So while I was away for work, we moved into a new office. All I had to do was pack up my stuff, and when I got back everything was moved into my new office and all I had to do was organize. Everyone else in the office took care of moving things.
To say thank you, I decided to bake for them. I decided to make banana bread!
I usually keep a stock of bananas in my freezer just for banana bread. However, I had used them to make muffins, and what I thought was bananas ended up being veggie hotdogs. I couldn’t make hotdog bread!
I had already decided on this banana bread recipe from The Post Punk Kitchen because it had a gazillion good reviews. But no bananas.
I did have a can of pumpkin puree in my cabinet that I had bought to make this cheesecake thing that I never got around to. So, work people are going to have pumpkin bread.
Since I was already married to the banana bread recipe, I decided to stick to it and just sub out the bananas. I also made some other substitutions. Let’s get on with the recipe.
1 cup turbinado sugar
1/2 cup soybean margarine at room temperature (I use Willow Run, decent stuff)
1 cup pumpkin puree
2 cups flour (if I were making this just for myself, I would use half unbleached/half whole wheat)
1/2 teaspoon baking soda
1/4 cup vanilla almond milk, mixed with 1 teaspoon apple cider vinegar (you can use soy milk or rice milk or whatever milk)
1 teaspoon vanilla
1 teaspoon cinnamon
1/4 teaspoon allspice
1/2 teaspoon salt
1/4 cup chopped walnuts
Combine the flour, baking soda and spices. You can sift it together if you want, but just fluffing it around with a fork works fine. I have this nice old fashioned sifter that my mom bought me at a garage sale. I asked her if I could actually use it and she said “Sure, why not?” “Mom,” I says, “I think there’s bugs stuck in there.” So anyway, I just use a fork.

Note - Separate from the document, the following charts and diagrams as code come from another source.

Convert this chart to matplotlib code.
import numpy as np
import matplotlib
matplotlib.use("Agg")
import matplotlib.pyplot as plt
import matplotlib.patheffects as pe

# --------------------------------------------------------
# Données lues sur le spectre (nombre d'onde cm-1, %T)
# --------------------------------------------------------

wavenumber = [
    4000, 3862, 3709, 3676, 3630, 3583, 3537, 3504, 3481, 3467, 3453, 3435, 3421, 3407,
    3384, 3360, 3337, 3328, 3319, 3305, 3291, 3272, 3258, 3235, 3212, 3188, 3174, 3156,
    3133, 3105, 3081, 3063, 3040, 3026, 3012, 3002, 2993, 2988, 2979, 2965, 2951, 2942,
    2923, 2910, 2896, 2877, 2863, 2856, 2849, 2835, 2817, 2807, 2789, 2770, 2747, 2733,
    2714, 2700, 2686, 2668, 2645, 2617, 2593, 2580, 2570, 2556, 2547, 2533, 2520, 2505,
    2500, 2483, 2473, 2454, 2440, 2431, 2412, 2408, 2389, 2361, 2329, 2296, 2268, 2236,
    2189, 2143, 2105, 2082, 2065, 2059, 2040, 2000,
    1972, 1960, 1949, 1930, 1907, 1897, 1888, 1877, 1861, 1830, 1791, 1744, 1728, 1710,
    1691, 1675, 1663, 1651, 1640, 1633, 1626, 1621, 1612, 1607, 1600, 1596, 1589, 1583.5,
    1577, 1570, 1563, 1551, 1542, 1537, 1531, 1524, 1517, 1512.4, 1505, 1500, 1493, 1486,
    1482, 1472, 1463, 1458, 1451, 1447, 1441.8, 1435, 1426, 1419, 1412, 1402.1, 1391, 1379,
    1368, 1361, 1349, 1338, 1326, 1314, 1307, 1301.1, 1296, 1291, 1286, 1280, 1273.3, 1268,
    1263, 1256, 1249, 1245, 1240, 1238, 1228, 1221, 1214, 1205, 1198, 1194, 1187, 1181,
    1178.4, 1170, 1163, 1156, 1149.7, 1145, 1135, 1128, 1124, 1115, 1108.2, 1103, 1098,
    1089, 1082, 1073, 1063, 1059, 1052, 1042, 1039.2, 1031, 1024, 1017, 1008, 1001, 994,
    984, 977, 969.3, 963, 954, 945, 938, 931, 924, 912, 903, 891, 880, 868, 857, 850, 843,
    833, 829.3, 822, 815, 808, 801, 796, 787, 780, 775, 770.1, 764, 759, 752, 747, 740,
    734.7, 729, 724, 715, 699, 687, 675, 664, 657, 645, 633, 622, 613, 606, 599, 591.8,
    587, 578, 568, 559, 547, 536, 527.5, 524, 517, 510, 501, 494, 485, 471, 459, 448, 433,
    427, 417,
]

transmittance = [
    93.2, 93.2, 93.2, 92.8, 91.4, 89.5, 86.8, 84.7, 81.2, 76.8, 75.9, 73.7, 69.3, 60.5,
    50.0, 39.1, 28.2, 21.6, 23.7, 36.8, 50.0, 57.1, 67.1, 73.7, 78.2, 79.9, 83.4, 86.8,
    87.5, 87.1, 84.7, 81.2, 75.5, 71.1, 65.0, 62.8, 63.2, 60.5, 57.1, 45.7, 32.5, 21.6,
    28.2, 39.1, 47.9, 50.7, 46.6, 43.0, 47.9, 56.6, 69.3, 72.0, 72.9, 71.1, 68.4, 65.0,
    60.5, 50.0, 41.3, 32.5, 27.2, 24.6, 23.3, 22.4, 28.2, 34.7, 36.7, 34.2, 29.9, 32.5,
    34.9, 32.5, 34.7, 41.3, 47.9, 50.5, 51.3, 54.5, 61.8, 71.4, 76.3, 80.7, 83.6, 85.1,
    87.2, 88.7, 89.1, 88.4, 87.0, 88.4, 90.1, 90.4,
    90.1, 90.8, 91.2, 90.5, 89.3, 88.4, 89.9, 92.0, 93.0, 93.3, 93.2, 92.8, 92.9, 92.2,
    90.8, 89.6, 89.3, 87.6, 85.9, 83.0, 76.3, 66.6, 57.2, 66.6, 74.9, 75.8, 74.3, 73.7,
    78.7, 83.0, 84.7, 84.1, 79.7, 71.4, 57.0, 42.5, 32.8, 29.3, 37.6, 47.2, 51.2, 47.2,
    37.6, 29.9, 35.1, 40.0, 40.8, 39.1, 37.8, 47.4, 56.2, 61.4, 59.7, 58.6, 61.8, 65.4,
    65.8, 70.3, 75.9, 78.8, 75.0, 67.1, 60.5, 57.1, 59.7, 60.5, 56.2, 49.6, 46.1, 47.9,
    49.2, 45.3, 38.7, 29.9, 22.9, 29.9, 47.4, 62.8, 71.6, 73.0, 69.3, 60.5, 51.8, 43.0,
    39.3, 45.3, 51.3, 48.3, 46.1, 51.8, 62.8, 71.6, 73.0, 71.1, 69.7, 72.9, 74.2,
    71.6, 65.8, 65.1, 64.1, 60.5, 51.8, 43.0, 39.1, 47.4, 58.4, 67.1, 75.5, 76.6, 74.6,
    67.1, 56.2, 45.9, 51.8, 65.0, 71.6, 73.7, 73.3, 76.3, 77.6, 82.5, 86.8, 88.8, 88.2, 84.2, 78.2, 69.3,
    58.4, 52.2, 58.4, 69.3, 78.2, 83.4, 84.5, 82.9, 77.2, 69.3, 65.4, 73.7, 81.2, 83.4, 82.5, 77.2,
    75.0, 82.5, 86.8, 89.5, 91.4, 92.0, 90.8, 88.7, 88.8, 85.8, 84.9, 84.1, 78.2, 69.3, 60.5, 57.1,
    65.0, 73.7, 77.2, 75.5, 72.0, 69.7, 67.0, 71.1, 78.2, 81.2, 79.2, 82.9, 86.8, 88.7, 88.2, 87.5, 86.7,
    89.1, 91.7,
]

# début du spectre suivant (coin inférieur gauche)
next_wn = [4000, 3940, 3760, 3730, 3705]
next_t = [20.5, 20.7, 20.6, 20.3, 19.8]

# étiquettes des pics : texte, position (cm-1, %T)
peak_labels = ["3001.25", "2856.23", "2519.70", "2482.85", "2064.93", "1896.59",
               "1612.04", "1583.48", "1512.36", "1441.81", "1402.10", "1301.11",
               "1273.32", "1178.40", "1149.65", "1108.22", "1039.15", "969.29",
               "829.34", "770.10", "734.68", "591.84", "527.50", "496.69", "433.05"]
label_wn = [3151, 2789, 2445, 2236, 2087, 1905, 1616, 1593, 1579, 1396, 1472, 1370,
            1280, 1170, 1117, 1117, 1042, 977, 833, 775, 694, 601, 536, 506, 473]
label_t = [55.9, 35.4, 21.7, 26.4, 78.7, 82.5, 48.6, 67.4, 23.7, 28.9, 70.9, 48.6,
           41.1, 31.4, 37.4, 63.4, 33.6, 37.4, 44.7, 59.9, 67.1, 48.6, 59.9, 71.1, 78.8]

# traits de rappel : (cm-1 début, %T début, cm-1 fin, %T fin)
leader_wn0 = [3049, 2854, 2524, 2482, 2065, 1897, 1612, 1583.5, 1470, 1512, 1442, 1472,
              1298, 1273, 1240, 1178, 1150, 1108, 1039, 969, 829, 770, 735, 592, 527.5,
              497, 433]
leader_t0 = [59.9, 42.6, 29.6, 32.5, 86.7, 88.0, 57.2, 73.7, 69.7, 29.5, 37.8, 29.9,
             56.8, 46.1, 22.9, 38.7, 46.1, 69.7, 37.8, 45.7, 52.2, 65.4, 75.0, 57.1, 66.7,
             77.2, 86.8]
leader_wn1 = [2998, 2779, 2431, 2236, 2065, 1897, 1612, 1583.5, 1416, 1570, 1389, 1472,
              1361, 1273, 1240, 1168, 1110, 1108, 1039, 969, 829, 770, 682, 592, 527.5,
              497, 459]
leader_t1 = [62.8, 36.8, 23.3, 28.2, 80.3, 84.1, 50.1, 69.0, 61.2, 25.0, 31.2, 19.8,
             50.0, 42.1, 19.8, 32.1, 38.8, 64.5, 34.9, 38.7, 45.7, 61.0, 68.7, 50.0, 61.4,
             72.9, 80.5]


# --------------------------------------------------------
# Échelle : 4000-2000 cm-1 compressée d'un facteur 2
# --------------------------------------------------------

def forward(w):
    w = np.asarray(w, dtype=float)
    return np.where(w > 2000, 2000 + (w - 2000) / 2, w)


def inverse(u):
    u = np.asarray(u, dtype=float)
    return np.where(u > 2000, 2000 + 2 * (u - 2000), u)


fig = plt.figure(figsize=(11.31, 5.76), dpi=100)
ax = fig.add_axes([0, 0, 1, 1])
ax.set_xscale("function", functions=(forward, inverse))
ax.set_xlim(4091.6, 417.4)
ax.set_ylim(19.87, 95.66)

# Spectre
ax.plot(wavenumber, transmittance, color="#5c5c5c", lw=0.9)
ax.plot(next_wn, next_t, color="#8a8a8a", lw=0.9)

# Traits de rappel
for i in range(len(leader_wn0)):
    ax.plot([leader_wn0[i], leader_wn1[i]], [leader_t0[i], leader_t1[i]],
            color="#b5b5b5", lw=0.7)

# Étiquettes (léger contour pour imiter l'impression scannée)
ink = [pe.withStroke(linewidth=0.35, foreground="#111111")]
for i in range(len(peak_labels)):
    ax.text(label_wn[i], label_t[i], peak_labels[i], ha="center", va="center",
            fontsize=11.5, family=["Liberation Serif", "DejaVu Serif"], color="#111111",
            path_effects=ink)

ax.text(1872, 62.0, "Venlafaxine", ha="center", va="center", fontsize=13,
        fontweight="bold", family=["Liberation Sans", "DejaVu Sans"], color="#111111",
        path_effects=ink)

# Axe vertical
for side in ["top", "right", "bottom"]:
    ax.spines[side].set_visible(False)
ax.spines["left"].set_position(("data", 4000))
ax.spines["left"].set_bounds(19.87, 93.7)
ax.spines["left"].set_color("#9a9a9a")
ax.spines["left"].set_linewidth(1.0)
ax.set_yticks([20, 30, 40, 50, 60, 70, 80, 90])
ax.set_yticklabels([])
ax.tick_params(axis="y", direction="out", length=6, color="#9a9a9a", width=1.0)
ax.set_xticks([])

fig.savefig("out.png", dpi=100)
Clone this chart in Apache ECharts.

Cream the margarine and the sugar. Add in the almond milk/vinegar, vanilla, and the pumpkin. Mix it all up!
Add the wet mixture to the dry mixture and stir it until just moistened. Dump it all in an oiled loaf pan, and sprinkle the walnuts on top. Bake in a preheated 350F oven for about an hour.
I’m normally pretty impatient when it comes to baked goods and I always open the oven door to sneak a peak. I was pretty busy while it was in the oven, so I checked it after it had been in the oven for an hour. And it was done! It had a perfectly rounded top, and the walnuts spread out beautifully. Look!
Yum yum yum, straight out of the oven.
I had to make sure I wasn’t going to bring something totally gross in to my coworkers, so I cut a piece for myself. Then I cut another piece. Good bread! The spices and sugar are more suited for bananas, and the pumpkin didn’t add quite as much sweetness. I don’t like my quickbreads to be overly sweet, so it was fine with me. I would add more cinnamon the next time, because I like lots of cinnamon.
Dried cranberries or chocolate chips mixed in instead of the walnuts would be good, too.
I waited until my work people had tried some before I told them it was vegan. One lady told me that she didn’t care what kind of -gan it was, it was really tasty.